(Updates with China Sunergy from third paragraph.)
Nov. 4 (Bloomberg) -- SunPower Corp. and First Solar Inc., the two largest U.S. solar manufacturers, will reorganize as increased competition from China drives down prices and pushes weaker companies into bankruptcy.
SunPower is seeking to cut operating expenses as much as 10 percent next year, it said yesterday in a statement. First Solar said it will consolidate its manufacturing in response to weak demand. They’ve both cut their forecasts since last week, as did MEMC Electronic Materials Inc, the second largest U.S. polysilicon maker.
Three U.S. solar companies including Solyndra LLC have filed for bankruptcy this year as a surge in manufacturing capacity in China cut margins across the industry. The Chinese companies are hurting too, with China Sunergy Co. today reporting its gross margin turned negative in the third quarter.
“The Chinese guys are building out capacity hoping the customers will come and that’s caused this huge oversupply situation,” said Hari Chandra Polavarapu, an analyst at Auriga USA in New York “What we need to see a focus on is more market development, and to layer in capacity to meet that demand.”
China Sunergy, updating its guidance today, said its gross margin will be “around negative 14 percent,” compared with its previous forecast of positive 4 percent to 5 percent. It cut its expectation for shipments to 115 megawatts for the quarter from its previous plan to sell at least 140 megawatts.
SunPower expects a net loss of 5 cents to income of 20 cents a share for 2011, on sales of $2.40 billion to 2.45 billion, the San Jose, California-based company said in the statement.

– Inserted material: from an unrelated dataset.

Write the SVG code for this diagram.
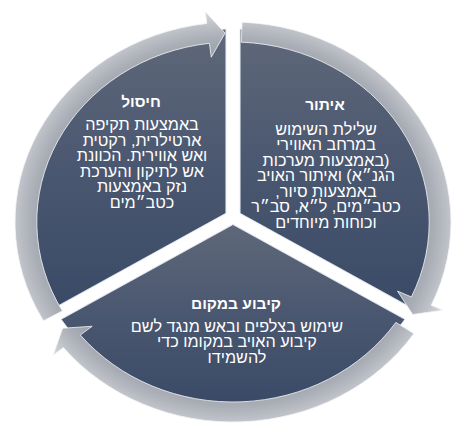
<svg xmlns="http://www.w3.org/2000/svg" width="467" height="444" viewBox="0 0 467 444">
  <style>
    .sec { fill: url(#secGrad); stroke: #dfe7f1; stroke-width: 0.9; stroke-linejoin: round; }
    .arr { fill: url(#ringGrad); stroke: #f4f5f7; stroke-width: 0.8; stroke-linejoin: miter; }
    .ttl { font-family: "Liberation Sans", Arial, "DejaVu Sans", sans-serif; font-size: 15.5px; font-weight: bold; fill: #ffffff; text-anchor: middle; }
    .txt { font-family: "Liberation Sans", Arial, "DejaVu Sans", sans-serif; font-size: 16.2px; fill: #ffffff; text-anchor: middle; }
  </style>
  <defs>
    <linearGradient id="secGrad" x1="0" y1="0" x2="0" y2="1">
      <stop offset="0" stop-color="#5f6879"/>
      <stop offset="0.5" stop-color="#4a5770"/>
      <stop offset="1" stop-color="#3a4a66"/>
    </linearGradient>
    <radialGradient id="ringGrad" gradientUnits="userSpaceOnUse" cx="0" cy="0" r="214">
      <stop offset="0.78" stop-color="#9aa0a9"/>
      <stop offset="0.86" stop-color="#a9adb5"/>
      <stop offset="0.91" stop-color="#b9bcc3"/>
      <stop offset="0.96" stop-color="#cbcdd2"/>
      <stop offset="1" stop-color="#d9dbdf"/>
    </radialGradient>
  </defs>

  <g id="node-itur">
    <path class="sec" transform="translate(233,222) scale(1.09,1)" vector-effect="non-scaling-stroke" d="M 6.5,-8.68 L 6.5,-192.89 A 188 188 0 0 1 164.41,86.19 Z"/>
    <text class="ttl" x="325" y="110">איתור</text>
    <text class="txt" x="326" y="134.5">שלילת השימוש</text>
    <text class="txt" x="326" y="150">במרחב האווירי</text>
    <text class="txt" x="326" y="165.5">באמצעות מערכות)</text>
    <text class="txt" x="326" y="181">הגנ״א) ואיתור האויב</text>
    <text class="txt" x="326" y="196.5">,באמצעות סיור</text>
    <text class="txt" x="326" y="212">כטב״מים, ל״א, סב״ר</text>
    <text class="txt" x="326" y="227.5">וכוחות מיוחדים</text>
  </g>

  <g id="node-kibua">
    <path class="sec" transform="translate(233,222) scale(1.09,1)" vector-effect="non-scaling-stroke" d="M 0,2.58 L 157.71,97.33 A 188 188 0 0 1 -157.71,97.33 Z"/>
    <text class="ttl" x="236" y="309">קיבוע במקום</text>
    <text class="txt" x="237" y="331.5">שימוש בצלפים ובאש מנגד לשם</text>
    <text class="txt" x="237" y="347">קיבוע האויב במקומו כדי</text>
    <text class="txt" x="237" y="362.5">להשמידו</text>
  </g>

  <g id="node-hisul">
    <path class="sec" transform="translate(233,222) scale(1.09,1)" vector-effect="non-scaling-stroke" d="M -6.5,-8.68 L -164.41,86.19 A 188 188 0 0 1 -6.5,-192.89 Z"/>
    <text class="ttl" x="141" y="107">חיסול</text>
    <text class="txt" x="142" y="130">באמצעות תקיפה</text>
    <text class="txt" x="142" y="145.5">ארטילרית, רקטית</text>
    <text class="txt" x="142" y="161">ואש אווירית. הכוונת</text>
    <text class="txt" x="142" y="176.5">אש לתיקון והערכת</text>
    <text class="txt" x="142" y="192">נזק באמצעות</text>
    <text class="txt" x="142" y="207.5">כטב״מים</text>
  </g>

  <g id="connectors" transform="translate(233,222) scale(1.09,1)">
    <path class="arr" vector-effect="non-scaling-stroke" d="M -173.90,98.78 A 200 200 0 0 1 -24.02,-198.55 L -25.46,-210.47 L -7.26,-188.86 L -19.94,-164.80 L -21.62,-178.70 A 180 180 0 0 0 -156.51,88.90 Z"/>
    <path class="arr" vector-effect="non-scaling-stroke" d="M 8.38,-199.82 A 200 200 0 0 1 181.85,83.27 L 192.76,88.26 L 164.83,92.50 L 150.93,69.11 L 163.66,74.94 A 180 180 0 0 0 7.54,-179.84 Z"/>
    <path class="arr" vector-effect="non-scaling-stroke" d="M 166.00,111.54 A 200 200 0 0 1 -155.64,125.60 L -164.98,133.14 L -156.32,106.24 L -129.18,104.25 L -140.08,113.04 A 180 180 0 0 0 149.40,100.39 Z"/>
  </g>
</svg>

It said in August it expected income of 75 cents to $1.25 a share for the year.
SunPower also reported a writedown of goodwill, of $349.8 million, related to “the change in public market valuation of the solar sector,” according to the statement.
That led to a third-quarter loss of $3.77 a share. Adjusted net income, excluding the charge, was 16 cents. Analysts had expected income of 5 cents, based on data compiled by Bloomberg.
SunPower CFO Leaving
As part of the restructuring, SunPower will eliminate redundant positions and prioritize “where we invest our resources,” Chief Financial Officer Dennis Arriola said yesterday in a conference call with analysts. “These activities are expected to reduce our non-manufacturing operating expenses by as much as 10 percent in 2012.”
Under the plan, Arriola will leave the company in March and Jim Pape, president of SunPower’s residential and commercial unit, will leave this month.
First Solar, the world’s biggest thin-film solar company, will delay completion of a factory in Vietnam “until global supply and demand dynamics support the additional capacity.”
The company said yesterday that its plant in Frankfurt an der Oder, Germany, has reached full capacity, producing as many as 500 megawatts of panels a year.
First Solar ousted its Chief Executive Officer Rob Gillette Oct. 25. Chairman Mike Ahearn stepped in as interim chief and the following day reduced the Tempe, Arizona-based company’s forecast. It expects full-year profit of $6.50 to $7.50 a share, down from an Aug. 4 forecast of as much as $9.50, and sales of $3 billion to $3.3 billion, compared with the earlier forecast of $3.6 billion to $3.7 billion.
MEMC yesterday said sales this year will be lower than analysts had anticipated after prices for solar wafers fell “sharply.” The company expects a net loss of 35 cents to 55 cents a share and sales of $2.7 billion to $3 billion for the year. Analysts had expected net income of 28 cents a share and sales of $3.35 billion, according to data compiled by Bloomberg.
Prices for polysilicon are dropping. Spot-market prices fell 9.1 percent to $37.40 a kilogram in the week ending Oct. 24, according to Bloomberg New Energy Finance.
MEMC reported yesterday a one-time charge of $56.4 million to write off goodwill in its solar materials unit.